How ridiculous I was being.  I vowed to never be that way again.  I was being a Martha in a very Mary moment.  I was focused on tasks, my to do list, my timeline.... it was affecting my time with my family & my attitude toward others.  It took my focus off the reason for the season, Jesus.

This year, the lights and snowflakes were hung.  But all of our yard decorations, we forgot.  The tree was trimmed, but all the other indoor decorations, we forgot.  Cookies for Santa, were baked... but only thanks to an early Christmas Eve gift from my mother of Easy Bake Ovens for the girls.  Reindeer food...?  Um, I had some carrots in the freezer.  Christmas Eve came and went.  Christmas morning came and went.  It was later that day, I realized we didn't even take any photos of the kids opening their gifts.  We forgot.

And the most remarkable thing? No one cared.  It was about us, it was about enjoy time together.  It wasn't about fuss.  We opened our doors that day and neighborhood kids came in and out to visit.  It's been a few days since, still no pictures of the kids with their gifts.  I forgot. It is so easy to get caught up in the details, our plans for how things should go or look.  But God often has a different agenda because his is not based on tasks but on relationship.  

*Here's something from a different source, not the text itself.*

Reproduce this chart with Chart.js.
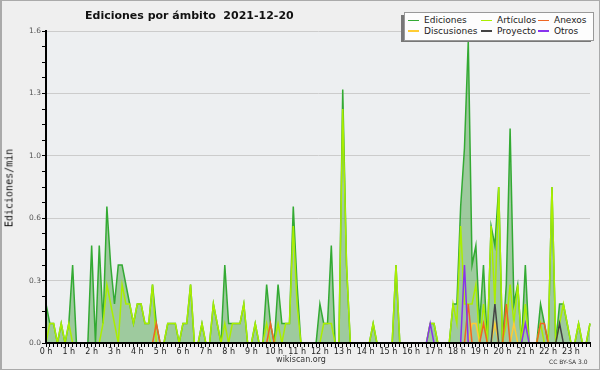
<!DOCTYPE html>
<html>
<head>
<meta charset="utf-8">
<script src="https://cdn.jsdelivr.net/npm/chart.js@4"></script>
<style>
  body { margin: 0; background: #efefef; }
  #marco { position: relative; width: 600px; height: 370px; background: #efefef; overflow: hidden; }
  #grafica { position: absolute; left: 0; top: 0; }
  #borde { position: absolute; left: 0; top: 0; width: 600px; height: 370px; box-sizing: border-box;
           border: 1px solid #aaa; border-left-width: 2px; pointer-events: none; }
  #titulo { position: absolute; left: 85px; top: 9px; font: bold 11px "DejaVu Sans"; line-height: 13px; color: #111; white-space: nowrap; }
  #tituloY { position: absolute; left: 9px; top: 188px; font: 10px "DejaVu Sans Mono"; color: #111; white-space: nowrap;
             transform: translate(-50%, -50%) rotate(-90deg); }
  #pie { position: absolute; left: 301px; top: 355px; transform: translateX(-50%); font: 8px "DejaVu Sans"; color: #333; white-space: nowrap; }
  #licencia { position: absolute; left: 549px; top: 358px; font: 6px "DejaVu Sans"; color: #333; white-space: nowrap; }
  #sombra { position: absolute; left: 401px; top: 15px; width: 190px; height: 27px; background: #777; }
  #leyenda { position: absolute; left: 404px; top: 12px; width: 185px; height: 25px; background: #fdfdfd; border: 1px solid #999;
             display: grid; grid-template-columns: 73px 57px 1fr; grid-auto-rows: 10.5px; padding: 2px 0 0 3px; box-sizing: content-box; }
  .item { font: 9px "DejaVu Sans"; color: #222; white-space: nowrap; display: flex; align-items: center; }
  .muestra { display: inline-block; width: 11px; height: 1.5px; margin-right: 5px; }
</style>
</head>
<body>
<div id="marco">
  <canvas id="grafica" width="600" height="370"></canvas>
  <div id="titulo">Ediciones por ámbito&nbsp;&nbsp;2021-12-20</div>
  <div id="tituloY">Ediciones/min</div>
  <div id="sombra"></div>
  <div id="leyenda"></div>
  <div id="pie">wikiscan.org</div>
  <div id="licencia">CC BY-SA 3.0</div>
  <div id="borde"></div>
</div>
<script>
// etiquetas de las horas (una cada 6 intervalos de 10 min)
const horas = ['0 h', '1 h', '2 h', '3 h', '4 h', '5 h', '6 h', '7 h', '8 h', '9 h', '10 h', '11 h',
    '12 h', '13 h', '14 h', '15 h', '16 h', '17 h', '18 h', '19 h', '20 h', '21 h', '22 h', '23 h'];

const nombres = ['Ediciones', 'Artículos', 'Anexos', 'Discusiones', 'Proyecto', 'Otros'];
const colores = ['#33aa33', '#aaee00', '#ee6622', '#ffcc33', '#444444', '#8833ee'];

// ediciones/min por intervalo de 10 minutos (2 horas por linea)
const ediciones = [
    0.2, 0.1, 0.1, 0, 0.1, 0, 0.1, 0.4, 0, 0, 0, 0,
    0.5, 0, 0.5, 0.1, 0.7, 0.4, 0.2, 0.4, 0.4, 0.3, 0.2, 0.1,
    0.2, 0.2, 0.1, 0.1, 0.3, 0.1, 0, 0, 0.1, 0.1, 0.1, 0,
    0.1, 0.1, 0.3, 0, 0, 0.1, 0, 0, 0.2, 0.1, 0, 0.4,
    0.1, 0.1, 0.1, 0.1, 0.2, 0, 0, 0.1, 0, 0, 0.3, 0.1,
    0, 0.3, 0.1, 0.1, 0.1, 0.7, 0.3, 0, 0, 0, 0, 0,
    0.2, 0.1, 0.1, 0.5, 0, 0, 1.3, 0.4, 0, 0, 0, 0,
    0, 0, 0.1, 0, 0, 0, 0, 0, 0.4, 0, 0, 0,
    0, 0, 0, 0, 0, 0.1, 0.1, 0, 0, 0, 0, 0.2,
    0.2, 0.7, 1.0, 1.55, 0.4, 0.5, 0.1, 0.4, 0, 0.6, 0.5, 0.8,
    0, 0.3, 1.1, 0.2, 0.3, 0, 0.4, 0, 0, 0, 0.2, 0.1,
    0, 0.8, 0, 0.2, 0.2, 0.1, 0, 0, 0.1, 0, 0, 0.1
];

const articulos = [
    0, 0.1, 0.1, 0, 0.1, 0, 0.1, 0, 0, 0, 0, 0,
    0, 0, 0, 0.1, 0.3, 0.2, 0.1, 0, 0.3, 0.2, 0.2, 0.1,
    0.2, 0.2, 0.1, 0.1, 0.3, 0, 0, 0, 0.1, 0.1, 0.1, 0,
    0.1, 0.1, 0.3, 0, 0, 0.1, 0, 0, 0.2, 0.1, 0, 0.1,
    0, 0.1, 0.1, 0.1, 0.2, 0, 0, 0.1, 0, 0, 0.1, 0,
    0, 0.1, 0, 0.1, 0.1, 0.6, 0.2, 0, 0, 0, 0, 0,
    0, 0.1, 0.1, 0.1, 0, 0, 1.2, 0.4, 0, 0, 0, 0,
    0, 0, 0.1, 0, 0, 0, 0, 0, 0.4, 0, 0, 0,
    0, 0, 0, 0, 0, 0.1, 0.1, 0, 0, 0, 0, 0.2,
    0.1, 0.6, 0.2, 0.2, 0.2, 0.3, 0, 0.2, 0, 0.6, 0.2, 0.8,
    0, 0.1, 0.3, 0.1, 0.3, 0, 0.2, 0, 0, 0, 0.1, 0,
    0, 0.8, 0, 0.1, 0.2, 0.1, 0, 0, 0.1, 0, 0, 0.1
];

const anexos = [
    0, 0, 0, 0, 0, 0, 0, 0, 0, 0, 0, 0,
    0, 0, 0, 0, 0, 0, 0, 0, 0, 0, 0, 0,
    0, 0, 0, 0, 0, 0.1, 0, 0, 0, 0, 0, 0,
    0, 0, 0, 0, 0, 0, 0, 0, 0, 0, 0, 0,
    0, 0, 0, 0, 0, 0, 0, 0, 0, 0, 0, 0.1,
    0, 0, 0, 0, 0, 0, 0, 0, 0, 0, 0, 0,
    0, 0, 0, 0, 0, 0, 0, 0, 0, 0, 0, 0,
    0, 0, 0, 0, 0, 0, 0, 0, 0, 0, 0, 0,
    0, 0, 0, 0, 0, 0, 0, 0, 0, 0, 0, 0,
    0, 0, 0, 0.2, 0, 0, 0, 0.1, 0, 0, 0, 0,
    0, 0.2, 0, 0, 0, 0, 0, 0, 0, 0, 0.1, 0.1,
    0, 0, 0, 0, 0, 0, 0, 0, 0, 0, 0, 0
];

const discusiones = [
    0, 0, 0, 0, 0, 0, 0, 0, 0, 0, 0, 0,
    0, 0, 0, 0, 0, 0, 0, 0, 0, 0, 0, 0,
    0, 0, 0, 0, 0, 0, 0, 0, 0, 0, 0, 0,
    0, 0, 0, 0, 0, 0, 0, 0, 0, 0, 0, 0,
    0, 0, 0, 0, 0, 0, 0, 0, 0, 0, 0, 0,
    0, 0, 0, 0, 0, 0, 0, 0, 0, 0, 0, 0,
    0, 0, 0, 0, 0, 0, 0, 0, 0, 0, 0, 0,
    0, 0, 0, 0, 0, 0, 0, 0, 0, 0, 0, 0,
    0, 0, 0, 0, 0, 0, 0, 0, 0, 0, 0, 0,
    0, 0, 0, 0, 0.1, 0.1, 0, 0, 0, 0, 0.1, 0,
    0, 0, 0, 0.1, 0, 0, 0, 0, 0, 0, 0, 0,
    0, 0, 0, 0, 0, 0, 0, 0, 0, 0, 0, 0
];

const proyecto = [
    0, 0, 0, 0, 0, 0, 0, 0, 0, 0, 0, 0,
    0, 0, 0, 0, 0, 0, 0, 0, 0, 0, 0, 0,
    0, 0, 0, 0, 0, 0, 0, 0, 0, 0, 0, 0,
    0, 0, 0, 0, 0, 0, 0, 0, 0, 0, 0, 0,
    0, 0, 0, 0, 0, 0, 0, 0, 0, 0, 0, 0,
    0, 0, 0, 0, 0, 0, 0, 0, 0, 0, 0, 0,
    0, 0, 0, 0, 0, 0, 0, 0, 0, 0, 0, 0,
    0, 0, 0, 0, 0, 0, 0, 0, 0, 0, 0, 0,
    0, 0, 0, 0, 0, 0, 0, 0, 0, 0, 0, 0,
    0, 0, 0, 0, 0, 0, 0, 0, 0, 0, 0.2, 0,
    0, 0, 0, 0, 0, 0, 0, 0, 0, 0, 0, 0,
    0, 0, 0, 0.1, 0, 0, 0, 0, 0, 0, 0, 0
];

const otros = [
    0, 0, 0, 0, 0, 0, 0, 0, 0, 0, 0, 0,
    0, 0, 0, 0, 0, 0, 0, 0, 0, 0, 0, 0,
    0, 0, 0, 0, 0, 0, 0, 0, 0, 0, 0, 0,
    0, 0, 0, 0, 0, 0, 0, 0, 0, 0, 0, 0,
    0, 0, 0, 0, 0, 0, 0, 0, 0, 0, 0, 0,
    0, 0, 0, 0, 0, 0, 0, 0, 0, 0, 0, 0,
    0, 0, 0, 0, 0, 0, 0, 0, 0, 0, 0, 0,
    0, 0, 0, 0, 0, 0, 0, 0, 0, 0, 0, 0,
    0, 0, 0, 0, 0, 0.1, 0, 0, 0, 0, 0, 0,
    0, 0, 0.4, 0, 0, 0, 0, 0, 0, 0, 0, 0,
    0, 0, 0, 0, 0, 0, 0.1, 0, 0, 0, 0, 0,
    0, 0, 0, 0, 0, 0, 0, 0, 0, 0, 0, 0
];

const series = [ediciones, articulos, anexos, discusiones, proyecto, otros];
// orden de dibujo: Ediciones al fondo, Otros encima
const ordenDibujo = [6, 5, 3, 4, 2, 1];

function puntos(valores) {
    return valores.map((v, i) => ({ x: i, y: v }));
}

const datasets = series.map((valores, k) => ({
    label: nombres[k],
    data: puntos(valores),
    borderColor: colores[k],
    borderWidth: 1.5,
    pointRadius: 0,
    tension: 0,
    fill: k === 0 ? 'origin' : false,
    backgroundColor: k === 0 ? 'rgba(80,165,75,0.5)' : colores[k],
    order: ordenDibujo[k],
    // recorta un poco por abajo para que las lineas en cero no se vean sobre el eje
    clip: { left: 1, right: 1, top: 2, bottom: -1 },
}));

// fondo del area de la grafica
const fondoArea = {
    id: 'fondoArea',
    beforeDraw(chart) {
        const { ctx, chartArea } = chart;
        ctx.save();
        ctx.fillStyle = '#edeff1';
        ctx.fillRect(chartArea.left, chartArea.top, chartArea.right - chartArea.left, chartArea.bottom - chartArea.top);
        ctx.restore();
    }
};

const grafica = new Chart(document.getElementById('grafica'), {
    type: 'line',
    data: { datasets: datasets },
    plugins: [fondoArea],
    options: {
        responsive: false,
        animation: false,
        devicePixelRatio: 1,
        layout: { padding: { left: 0, top: 31, right: 10, bottom: 15 } },
        plugins: { legend: { display: false }, tooltip: { enabled: false } },
        scales: {
            x: {
                type: 'linear',
                min: 0,
                max: 143,
                afterFit: (escala) => { escala.height = 12; },
                border: { color: '#000', width: 2, z: 1 },
                grid: { drawOnChartArea: false, tickLength: 4, tickColor: '#000', tickWidth: 1 },
                ticks: {
                    stepSize: 1,
                    maxTicksLimit: 200,
                    autoSkip: false,
                    maxRotation: 0,
                    minRotation: 0,
                    padding: 0,
                    color: '#222',
                    font: { family: 'DejaVu Sans', size: 8 },
                    callback: (valor) => (valor % 6 === 0 ? horas[valor / 6] : ''),
                },
            },
            y: {
                min: 0,
                max: 1.6,
                afterFit: (escala) => { escala.width = 46; },
                border: { color: '#000', width: 2, z: 1 },
                grid: {
                    color: (c) => (c.index % 4 === 0 ? '#cccccc' : 'rgba(0,0,0,0)'),
                    tickColor: '#000',
                    tickLength: 4,
                    lineWidth: 1,
                },
                ticks: {
                    stepSize: 0.08,
                    maxTicksLimit: 100,
                    autoSkip: false,
                    padding: 1,
                    color: '#555',
                    font: { family: 'DejaVu Sans', size: 7.5 },
                    callback: (valor, indice) => (indice % 4 === 0 ? valor.toFixed(1) : ''),
                },
            },
        },
    },
});

// leyenda en html, 3 columnas como la original
const leyenda = document.getElementById('leyenda');
grafica.data.datasets.forEach((ds) => {
    const item = document.createElement('div');
    item.className = 'item';
    const muestra = document.createElement('span');
    muestra.className = 'muestra';
    muestra.style.background = ds.borderColor;
    item.appendChild(muestra);
    item.appendChild(document.createTextNode(ds.label));
    leyenda.appendChild(item);
});
</script>
</body>
</html>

God, I pray for those of us .... who get caught up in the details, may you soften our hearts and open our eyes to the things we are missing out on.  Let details be forgotten & memories made in 2014.
*Written by Gena McCown for the TC3 Women's Ministry Devotion Blog

Wednesday, December 18, 2013

Asking Why?




For am I now seeking the approval of man, or of God? Or am I trying to please man? If I were still trying to please man, I would not be a servant of Christ.                      (Galatians 1:10)  

Recently, I met with my study group and one of the ladies attending asked a question that took me off guard.  She asked us all "Why?", specifically why were we doing this particular study, what was our motivation?

Why?  

That is a small question with big implications.  And, her question stuck with me.  Why, indeed.  I started applying that question to everything I was doing... my decisions, my schedule, my responses.  I began using it like a speed bump in my journey through life.  Allowing it to slow me down and really make me think.

 Then I noticed, I began to apply it to other people.  If they said something that upset me, instead of responding immediately... I asked myself "Why, do you think she said that?".

I was able to see things a bit clearer in my life and in my relationship with others.  Why, gave me clarity.

In Galatians 1:10, we are presented with a WHY question.  Why are we doing the things we do, saying the things we say?  Are we doing it for the approval of man?  Or, of God?  Are we doing it to be accepted by the world?  Or, is it for the Kingdom?  Are we trying to please others?  Or, God?

And, in a further step in thought.... am I doing it for my glory or His? In the new year, we face a lot of choices.  I challenge all of us to add the question of WHY into our decision making process.  Pray that God will reveal the motivations of our heart and the heart of others so that we can make the decisions that glorify Him!